• Brief: Each line in the material below, starting at the one with "Write the React, TypeScript" and ending at the one with "const H_GRID_SPAN = [-12.5, 12.5];", is to be reproduced exactly; no picture is to be copied.

• Supplied records:
=-=-=

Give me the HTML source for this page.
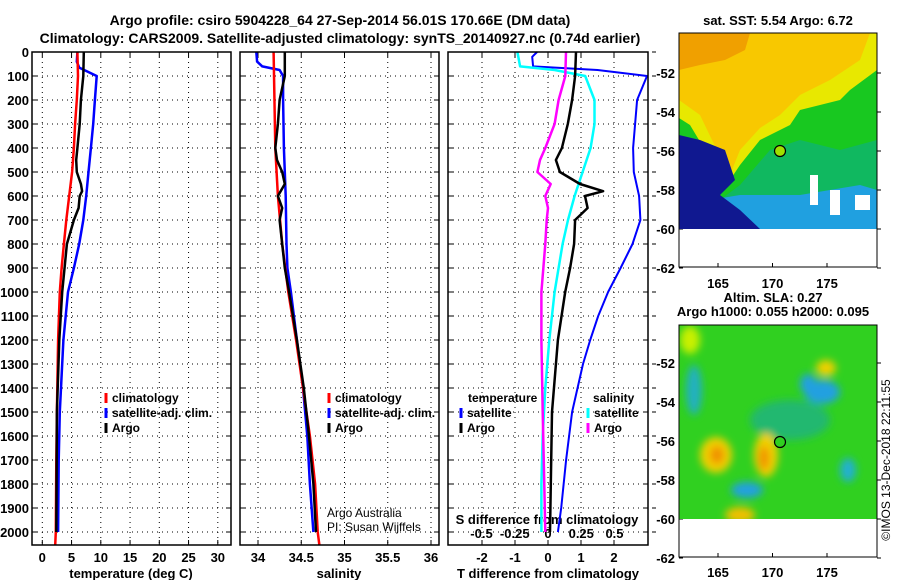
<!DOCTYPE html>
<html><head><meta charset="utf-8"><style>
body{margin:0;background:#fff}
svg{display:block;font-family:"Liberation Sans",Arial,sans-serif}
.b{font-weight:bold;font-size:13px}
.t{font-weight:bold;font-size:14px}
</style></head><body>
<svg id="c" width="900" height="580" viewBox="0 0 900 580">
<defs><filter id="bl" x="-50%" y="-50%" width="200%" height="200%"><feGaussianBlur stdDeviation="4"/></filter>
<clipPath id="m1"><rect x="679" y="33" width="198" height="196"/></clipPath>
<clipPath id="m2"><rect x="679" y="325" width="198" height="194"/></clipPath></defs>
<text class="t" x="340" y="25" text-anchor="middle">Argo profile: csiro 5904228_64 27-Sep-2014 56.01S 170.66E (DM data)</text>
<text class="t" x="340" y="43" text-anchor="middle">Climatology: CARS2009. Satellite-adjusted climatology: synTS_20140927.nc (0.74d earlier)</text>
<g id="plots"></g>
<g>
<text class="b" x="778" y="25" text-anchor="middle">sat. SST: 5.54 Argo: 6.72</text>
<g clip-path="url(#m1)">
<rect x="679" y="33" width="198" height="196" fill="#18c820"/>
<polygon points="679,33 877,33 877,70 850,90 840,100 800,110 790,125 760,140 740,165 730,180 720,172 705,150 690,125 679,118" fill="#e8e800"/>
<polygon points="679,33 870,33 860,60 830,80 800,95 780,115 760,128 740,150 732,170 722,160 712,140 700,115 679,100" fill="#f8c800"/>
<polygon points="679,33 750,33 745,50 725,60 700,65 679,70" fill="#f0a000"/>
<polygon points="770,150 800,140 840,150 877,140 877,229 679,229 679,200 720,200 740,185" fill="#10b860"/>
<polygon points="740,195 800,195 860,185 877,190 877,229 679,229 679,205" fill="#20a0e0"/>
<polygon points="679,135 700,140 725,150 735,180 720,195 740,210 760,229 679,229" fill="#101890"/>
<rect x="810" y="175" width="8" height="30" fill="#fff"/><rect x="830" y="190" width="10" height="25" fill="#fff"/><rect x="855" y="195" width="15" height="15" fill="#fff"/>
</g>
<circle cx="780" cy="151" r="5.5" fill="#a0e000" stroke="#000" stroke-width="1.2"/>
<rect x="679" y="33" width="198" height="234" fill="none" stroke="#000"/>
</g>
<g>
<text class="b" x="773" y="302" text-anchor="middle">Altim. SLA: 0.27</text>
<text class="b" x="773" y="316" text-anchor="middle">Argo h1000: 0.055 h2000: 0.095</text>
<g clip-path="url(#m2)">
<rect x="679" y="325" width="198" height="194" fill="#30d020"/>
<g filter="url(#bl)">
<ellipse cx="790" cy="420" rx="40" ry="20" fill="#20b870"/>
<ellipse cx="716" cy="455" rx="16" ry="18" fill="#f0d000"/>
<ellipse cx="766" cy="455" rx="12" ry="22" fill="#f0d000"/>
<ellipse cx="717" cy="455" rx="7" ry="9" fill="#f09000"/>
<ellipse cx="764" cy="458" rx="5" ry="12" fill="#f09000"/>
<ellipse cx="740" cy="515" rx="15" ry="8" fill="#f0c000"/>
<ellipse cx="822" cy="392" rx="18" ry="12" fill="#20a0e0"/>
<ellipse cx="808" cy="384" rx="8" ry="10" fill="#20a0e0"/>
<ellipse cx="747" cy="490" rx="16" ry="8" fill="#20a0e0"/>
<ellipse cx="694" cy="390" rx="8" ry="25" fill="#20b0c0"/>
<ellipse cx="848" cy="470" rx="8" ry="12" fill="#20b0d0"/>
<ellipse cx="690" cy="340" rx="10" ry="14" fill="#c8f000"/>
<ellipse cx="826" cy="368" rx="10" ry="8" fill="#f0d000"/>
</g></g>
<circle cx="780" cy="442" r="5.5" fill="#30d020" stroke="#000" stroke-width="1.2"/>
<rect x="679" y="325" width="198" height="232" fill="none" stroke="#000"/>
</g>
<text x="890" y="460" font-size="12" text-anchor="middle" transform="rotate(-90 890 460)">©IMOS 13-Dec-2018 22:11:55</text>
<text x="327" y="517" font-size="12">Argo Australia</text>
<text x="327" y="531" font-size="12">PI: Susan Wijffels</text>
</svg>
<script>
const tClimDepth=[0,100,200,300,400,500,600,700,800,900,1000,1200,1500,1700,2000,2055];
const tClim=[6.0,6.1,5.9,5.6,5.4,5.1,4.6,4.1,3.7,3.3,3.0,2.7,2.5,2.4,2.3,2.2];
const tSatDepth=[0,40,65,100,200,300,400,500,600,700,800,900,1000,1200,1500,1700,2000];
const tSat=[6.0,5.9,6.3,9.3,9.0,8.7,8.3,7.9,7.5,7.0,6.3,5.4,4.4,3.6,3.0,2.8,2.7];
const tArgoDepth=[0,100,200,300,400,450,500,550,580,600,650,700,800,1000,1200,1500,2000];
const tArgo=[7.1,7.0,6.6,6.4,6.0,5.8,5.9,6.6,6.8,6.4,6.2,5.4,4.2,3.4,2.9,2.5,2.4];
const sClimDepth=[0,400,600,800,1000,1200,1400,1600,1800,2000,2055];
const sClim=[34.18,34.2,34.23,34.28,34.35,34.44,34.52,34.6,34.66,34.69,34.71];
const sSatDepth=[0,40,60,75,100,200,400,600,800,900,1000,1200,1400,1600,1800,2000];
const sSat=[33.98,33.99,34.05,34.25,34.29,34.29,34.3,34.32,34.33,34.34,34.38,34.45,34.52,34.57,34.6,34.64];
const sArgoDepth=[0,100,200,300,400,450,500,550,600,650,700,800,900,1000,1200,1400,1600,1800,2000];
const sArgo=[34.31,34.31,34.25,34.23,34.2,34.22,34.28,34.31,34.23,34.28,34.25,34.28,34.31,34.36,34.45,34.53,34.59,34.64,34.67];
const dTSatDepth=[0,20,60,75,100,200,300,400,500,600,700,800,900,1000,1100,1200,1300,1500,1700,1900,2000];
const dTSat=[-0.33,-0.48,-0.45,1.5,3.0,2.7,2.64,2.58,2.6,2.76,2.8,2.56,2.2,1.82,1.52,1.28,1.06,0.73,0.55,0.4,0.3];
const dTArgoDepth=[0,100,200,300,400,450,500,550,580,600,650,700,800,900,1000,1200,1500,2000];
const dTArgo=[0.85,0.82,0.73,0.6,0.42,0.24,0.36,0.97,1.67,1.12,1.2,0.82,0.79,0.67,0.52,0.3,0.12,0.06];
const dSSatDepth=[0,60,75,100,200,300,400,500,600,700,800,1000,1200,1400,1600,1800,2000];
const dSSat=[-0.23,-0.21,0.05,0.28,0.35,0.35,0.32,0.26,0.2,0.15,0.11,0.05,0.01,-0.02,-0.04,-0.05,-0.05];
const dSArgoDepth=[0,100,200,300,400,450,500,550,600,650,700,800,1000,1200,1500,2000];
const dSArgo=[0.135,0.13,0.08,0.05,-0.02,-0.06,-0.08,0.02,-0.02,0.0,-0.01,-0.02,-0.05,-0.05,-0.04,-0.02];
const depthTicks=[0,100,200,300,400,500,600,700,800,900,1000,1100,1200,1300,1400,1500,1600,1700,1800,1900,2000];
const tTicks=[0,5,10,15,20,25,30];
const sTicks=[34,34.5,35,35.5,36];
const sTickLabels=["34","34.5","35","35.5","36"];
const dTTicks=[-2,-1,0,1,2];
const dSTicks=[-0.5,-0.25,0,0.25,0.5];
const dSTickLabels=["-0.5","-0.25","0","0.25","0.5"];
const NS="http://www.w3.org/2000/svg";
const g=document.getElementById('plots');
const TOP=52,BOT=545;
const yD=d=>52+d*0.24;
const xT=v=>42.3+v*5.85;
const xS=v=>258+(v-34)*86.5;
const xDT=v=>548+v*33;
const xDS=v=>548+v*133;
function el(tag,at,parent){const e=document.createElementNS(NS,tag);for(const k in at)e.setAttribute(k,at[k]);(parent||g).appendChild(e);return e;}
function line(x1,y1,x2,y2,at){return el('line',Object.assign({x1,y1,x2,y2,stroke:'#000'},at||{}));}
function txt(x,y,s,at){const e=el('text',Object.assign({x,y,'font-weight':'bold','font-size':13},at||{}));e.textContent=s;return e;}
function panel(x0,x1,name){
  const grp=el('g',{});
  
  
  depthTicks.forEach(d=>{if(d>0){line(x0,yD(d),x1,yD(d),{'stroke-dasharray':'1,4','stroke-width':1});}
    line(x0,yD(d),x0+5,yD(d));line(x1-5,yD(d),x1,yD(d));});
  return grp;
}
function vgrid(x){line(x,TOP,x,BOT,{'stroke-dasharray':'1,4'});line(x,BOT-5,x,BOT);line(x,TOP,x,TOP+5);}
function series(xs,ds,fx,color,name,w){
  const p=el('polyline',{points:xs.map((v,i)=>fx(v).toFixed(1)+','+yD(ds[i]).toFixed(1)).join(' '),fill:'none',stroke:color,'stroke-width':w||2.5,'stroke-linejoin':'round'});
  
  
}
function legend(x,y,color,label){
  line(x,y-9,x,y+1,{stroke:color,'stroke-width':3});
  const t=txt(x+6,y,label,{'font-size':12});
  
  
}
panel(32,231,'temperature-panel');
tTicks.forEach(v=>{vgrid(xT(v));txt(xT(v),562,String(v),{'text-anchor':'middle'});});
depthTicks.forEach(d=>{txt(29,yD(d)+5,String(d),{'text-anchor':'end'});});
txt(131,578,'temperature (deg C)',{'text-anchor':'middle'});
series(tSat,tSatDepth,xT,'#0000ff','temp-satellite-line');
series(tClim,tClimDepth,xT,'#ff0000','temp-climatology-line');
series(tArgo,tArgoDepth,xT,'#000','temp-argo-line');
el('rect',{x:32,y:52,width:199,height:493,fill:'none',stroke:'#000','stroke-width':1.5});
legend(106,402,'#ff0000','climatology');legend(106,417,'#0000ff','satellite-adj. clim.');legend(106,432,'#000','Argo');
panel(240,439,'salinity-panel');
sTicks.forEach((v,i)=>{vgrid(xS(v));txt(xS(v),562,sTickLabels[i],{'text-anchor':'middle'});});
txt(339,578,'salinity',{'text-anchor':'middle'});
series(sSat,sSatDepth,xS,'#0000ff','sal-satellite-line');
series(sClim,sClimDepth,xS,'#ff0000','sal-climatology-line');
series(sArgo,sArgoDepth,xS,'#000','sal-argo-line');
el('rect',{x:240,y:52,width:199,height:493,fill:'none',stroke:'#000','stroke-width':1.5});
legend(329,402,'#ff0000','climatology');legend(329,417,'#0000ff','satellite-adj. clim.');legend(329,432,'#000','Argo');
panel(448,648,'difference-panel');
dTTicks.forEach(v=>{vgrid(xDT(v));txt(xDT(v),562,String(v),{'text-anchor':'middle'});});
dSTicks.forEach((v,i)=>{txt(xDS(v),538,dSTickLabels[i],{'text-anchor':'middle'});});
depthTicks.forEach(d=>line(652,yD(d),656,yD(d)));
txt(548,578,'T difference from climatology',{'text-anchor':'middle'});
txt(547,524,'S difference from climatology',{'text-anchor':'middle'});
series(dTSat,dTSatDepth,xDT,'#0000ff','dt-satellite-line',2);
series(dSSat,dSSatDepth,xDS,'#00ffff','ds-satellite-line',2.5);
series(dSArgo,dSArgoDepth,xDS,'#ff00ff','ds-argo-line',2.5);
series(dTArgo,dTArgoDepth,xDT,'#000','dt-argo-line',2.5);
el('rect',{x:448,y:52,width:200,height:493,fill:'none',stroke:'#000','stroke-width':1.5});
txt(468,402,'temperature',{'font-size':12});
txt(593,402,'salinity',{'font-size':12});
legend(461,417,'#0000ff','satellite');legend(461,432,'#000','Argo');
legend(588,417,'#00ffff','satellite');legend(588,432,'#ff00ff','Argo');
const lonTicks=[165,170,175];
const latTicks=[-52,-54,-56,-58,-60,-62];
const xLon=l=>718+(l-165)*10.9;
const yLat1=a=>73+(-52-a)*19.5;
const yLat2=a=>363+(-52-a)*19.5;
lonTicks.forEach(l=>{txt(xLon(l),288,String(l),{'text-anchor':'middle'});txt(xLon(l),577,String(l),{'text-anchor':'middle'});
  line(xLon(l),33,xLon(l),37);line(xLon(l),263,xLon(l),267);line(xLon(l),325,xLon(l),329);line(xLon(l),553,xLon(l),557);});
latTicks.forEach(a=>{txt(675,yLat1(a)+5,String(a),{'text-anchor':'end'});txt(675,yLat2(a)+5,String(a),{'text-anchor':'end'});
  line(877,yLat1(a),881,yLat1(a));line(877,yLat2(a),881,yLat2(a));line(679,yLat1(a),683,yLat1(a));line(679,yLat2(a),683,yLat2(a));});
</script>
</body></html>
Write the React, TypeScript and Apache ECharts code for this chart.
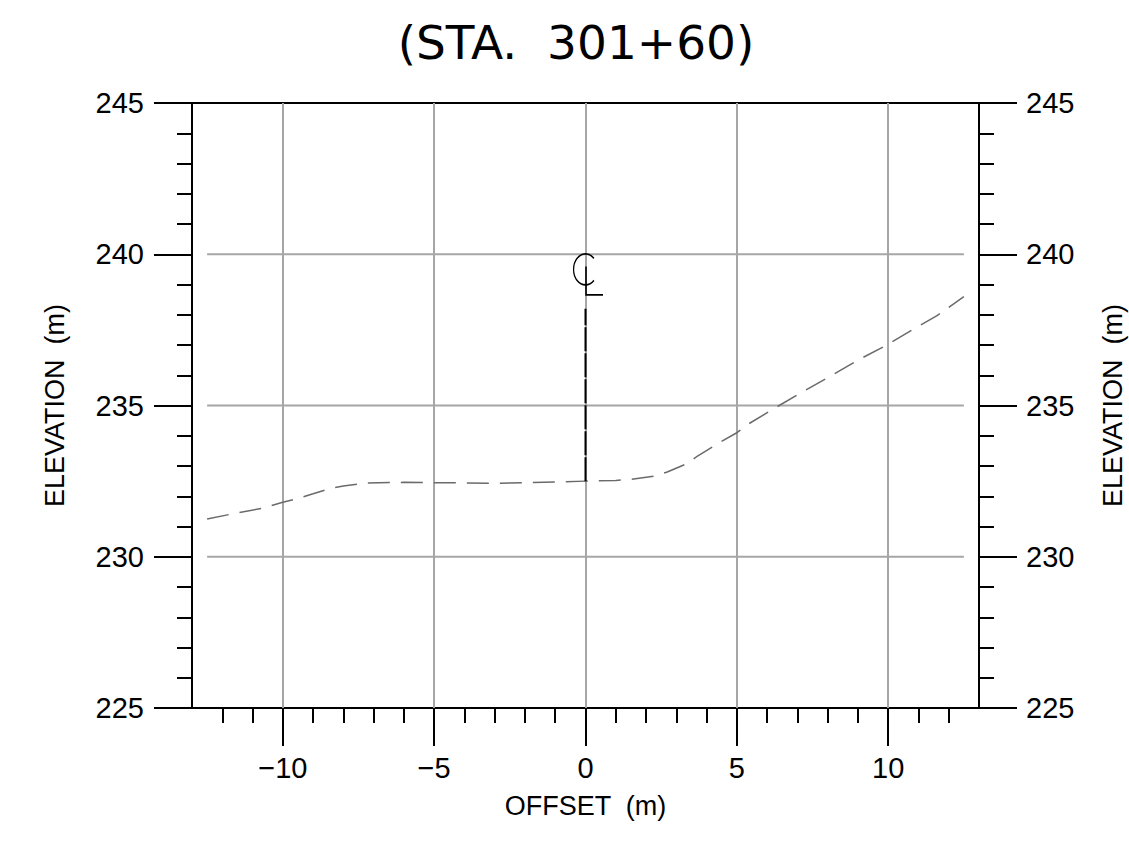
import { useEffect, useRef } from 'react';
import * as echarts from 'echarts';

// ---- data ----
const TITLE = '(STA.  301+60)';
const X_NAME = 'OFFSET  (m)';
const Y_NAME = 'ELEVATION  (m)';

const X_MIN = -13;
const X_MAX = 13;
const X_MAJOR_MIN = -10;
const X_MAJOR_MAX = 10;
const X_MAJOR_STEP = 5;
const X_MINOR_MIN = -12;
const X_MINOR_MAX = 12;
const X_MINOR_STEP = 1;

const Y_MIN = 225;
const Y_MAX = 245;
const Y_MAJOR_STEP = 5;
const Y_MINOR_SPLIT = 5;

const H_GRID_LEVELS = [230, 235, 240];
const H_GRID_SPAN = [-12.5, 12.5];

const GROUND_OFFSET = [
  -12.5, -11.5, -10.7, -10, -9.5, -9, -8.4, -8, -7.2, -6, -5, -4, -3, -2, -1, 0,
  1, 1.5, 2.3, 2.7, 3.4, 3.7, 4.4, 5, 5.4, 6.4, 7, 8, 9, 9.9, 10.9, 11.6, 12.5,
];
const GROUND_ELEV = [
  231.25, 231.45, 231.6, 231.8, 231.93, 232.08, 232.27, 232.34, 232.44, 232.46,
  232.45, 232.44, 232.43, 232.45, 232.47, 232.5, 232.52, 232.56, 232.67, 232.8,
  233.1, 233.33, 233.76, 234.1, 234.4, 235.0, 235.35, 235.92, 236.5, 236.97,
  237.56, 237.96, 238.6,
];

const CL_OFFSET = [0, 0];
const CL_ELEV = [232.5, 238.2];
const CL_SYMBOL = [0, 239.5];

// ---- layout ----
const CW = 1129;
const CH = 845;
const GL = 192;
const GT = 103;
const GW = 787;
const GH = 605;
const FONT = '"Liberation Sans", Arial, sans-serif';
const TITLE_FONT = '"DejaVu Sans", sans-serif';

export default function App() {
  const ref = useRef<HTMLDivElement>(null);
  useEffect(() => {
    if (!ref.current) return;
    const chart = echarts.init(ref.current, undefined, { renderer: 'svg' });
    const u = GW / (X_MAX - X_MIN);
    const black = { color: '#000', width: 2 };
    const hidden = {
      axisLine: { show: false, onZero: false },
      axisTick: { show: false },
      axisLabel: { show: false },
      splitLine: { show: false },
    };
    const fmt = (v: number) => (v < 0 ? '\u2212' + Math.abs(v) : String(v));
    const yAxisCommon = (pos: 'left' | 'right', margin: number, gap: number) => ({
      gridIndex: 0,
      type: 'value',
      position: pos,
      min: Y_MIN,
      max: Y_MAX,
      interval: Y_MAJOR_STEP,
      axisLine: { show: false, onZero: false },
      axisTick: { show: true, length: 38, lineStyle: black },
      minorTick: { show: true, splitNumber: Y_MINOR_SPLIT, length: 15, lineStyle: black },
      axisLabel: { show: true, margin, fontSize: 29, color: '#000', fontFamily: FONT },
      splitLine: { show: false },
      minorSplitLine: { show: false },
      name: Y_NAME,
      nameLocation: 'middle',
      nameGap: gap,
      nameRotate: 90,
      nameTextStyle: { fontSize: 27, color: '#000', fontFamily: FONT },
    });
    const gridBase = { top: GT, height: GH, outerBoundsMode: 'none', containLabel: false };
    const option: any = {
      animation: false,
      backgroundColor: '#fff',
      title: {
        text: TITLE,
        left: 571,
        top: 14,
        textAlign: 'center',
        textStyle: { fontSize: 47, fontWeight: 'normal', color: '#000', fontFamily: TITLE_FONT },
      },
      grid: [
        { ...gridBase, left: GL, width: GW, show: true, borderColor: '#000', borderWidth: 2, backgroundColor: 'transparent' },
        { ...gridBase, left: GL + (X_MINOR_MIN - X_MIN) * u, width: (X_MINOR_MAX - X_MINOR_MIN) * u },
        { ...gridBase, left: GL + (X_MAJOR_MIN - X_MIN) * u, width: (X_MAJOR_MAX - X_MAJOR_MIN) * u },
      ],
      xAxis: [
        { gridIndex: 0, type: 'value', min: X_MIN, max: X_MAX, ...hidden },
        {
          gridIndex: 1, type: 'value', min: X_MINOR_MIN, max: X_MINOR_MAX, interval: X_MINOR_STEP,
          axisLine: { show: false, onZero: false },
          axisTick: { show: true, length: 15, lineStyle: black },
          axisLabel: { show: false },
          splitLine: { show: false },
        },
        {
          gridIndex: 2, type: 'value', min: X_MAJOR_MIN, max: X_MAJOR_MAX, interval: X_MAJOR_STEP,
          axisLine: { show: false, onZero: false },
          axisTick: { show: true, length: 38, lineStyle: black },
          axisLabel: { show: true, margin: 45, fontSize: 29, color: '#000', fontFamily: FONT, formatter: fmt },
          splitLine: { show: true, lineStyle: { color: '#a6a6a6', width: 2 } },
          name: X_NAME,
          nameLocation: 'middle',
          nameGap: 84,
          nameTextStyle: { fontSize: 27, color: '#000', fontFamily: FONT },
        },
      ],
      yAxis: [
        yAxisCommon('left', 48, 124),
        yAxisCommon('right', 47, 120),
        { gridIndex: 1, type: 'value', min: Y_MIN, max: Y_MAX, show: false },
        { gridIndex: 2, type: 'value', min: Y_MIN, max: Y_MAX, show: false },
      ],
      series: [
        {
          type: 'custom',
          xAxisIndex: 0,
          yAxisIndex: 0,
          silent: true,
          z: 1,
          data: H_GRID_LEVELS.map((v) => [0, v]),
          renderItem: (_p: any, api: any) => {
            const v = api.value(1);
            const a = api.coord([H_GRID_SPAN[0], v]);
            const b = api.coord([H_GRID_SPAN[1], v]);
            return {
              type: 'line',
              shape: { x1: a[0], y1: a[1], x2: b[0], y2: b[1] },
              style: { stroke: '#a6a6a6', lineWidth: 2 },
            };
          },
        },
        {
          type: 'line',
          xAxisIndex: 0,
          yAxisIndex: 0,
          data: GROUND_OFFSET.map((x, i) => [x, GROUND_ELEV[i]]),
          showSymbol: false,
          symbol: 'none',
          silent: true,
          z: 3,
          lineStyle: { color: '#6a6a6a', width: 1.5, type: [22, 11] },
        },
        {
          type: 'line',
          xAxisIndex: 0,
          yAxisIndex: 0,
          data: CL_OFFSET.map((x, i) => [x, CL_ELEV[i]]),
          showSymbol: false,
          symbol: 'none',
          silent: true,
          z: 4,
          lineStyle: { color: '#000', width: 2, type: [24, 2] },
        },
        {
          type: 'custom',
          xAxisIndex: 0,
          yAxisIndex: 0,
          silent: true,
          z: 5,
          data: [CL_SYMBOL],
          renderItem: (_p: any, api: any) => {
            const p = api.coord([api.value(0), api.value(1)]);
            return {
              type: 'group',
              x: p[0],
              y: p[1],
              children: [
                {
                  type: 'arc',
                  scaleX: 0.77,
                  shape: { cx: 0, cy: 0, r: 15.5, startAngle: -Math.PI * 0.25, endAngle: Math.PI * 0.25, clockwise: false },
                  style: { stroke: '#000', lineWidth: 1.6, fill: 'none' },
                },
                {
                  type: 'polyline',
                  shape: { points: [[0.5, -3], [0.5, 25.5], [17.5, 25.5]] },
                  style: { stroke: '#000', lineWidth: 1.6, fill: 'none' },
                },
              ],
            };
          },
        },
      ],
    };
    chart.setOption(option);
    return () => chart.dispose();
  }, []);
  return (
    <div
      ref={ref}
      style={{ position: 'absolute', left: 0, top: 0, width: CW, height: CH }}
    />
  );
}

=-=-=

• Task solution:
Write the React, TypeScript and Apache ECharts code for this chart.
import { useEffect, useRef } from 'react';
import * as echarts from 'echarts';

// ---- data ----
const TITLE = '(STA.  301+60)';
const X_NAME = 'OFFSET  (m)';
const Y_NAME = 'ELEVATION  (m)';

const X_MIN = -13;
const X_MAX = 13;
const X_MAJOR_MIN = -10;
const X_MAJOR_MAX = 10;
const X_MAJOR_STEP = 5;
const X_MINOR_MIN = -12;
const X_MINOR_MAX = 12;
const X_MINOR_STEP = 1;

const Y_MIN = 225;
const Y_MAX = 245;
const Y_MAJOR_STEP = 5;
const Y_MINOR_SPLIT = 5;

const H_GRID_LEVELS = [230, 235, 240];
const H_GRID_SPAN = [-12.5, 12.5];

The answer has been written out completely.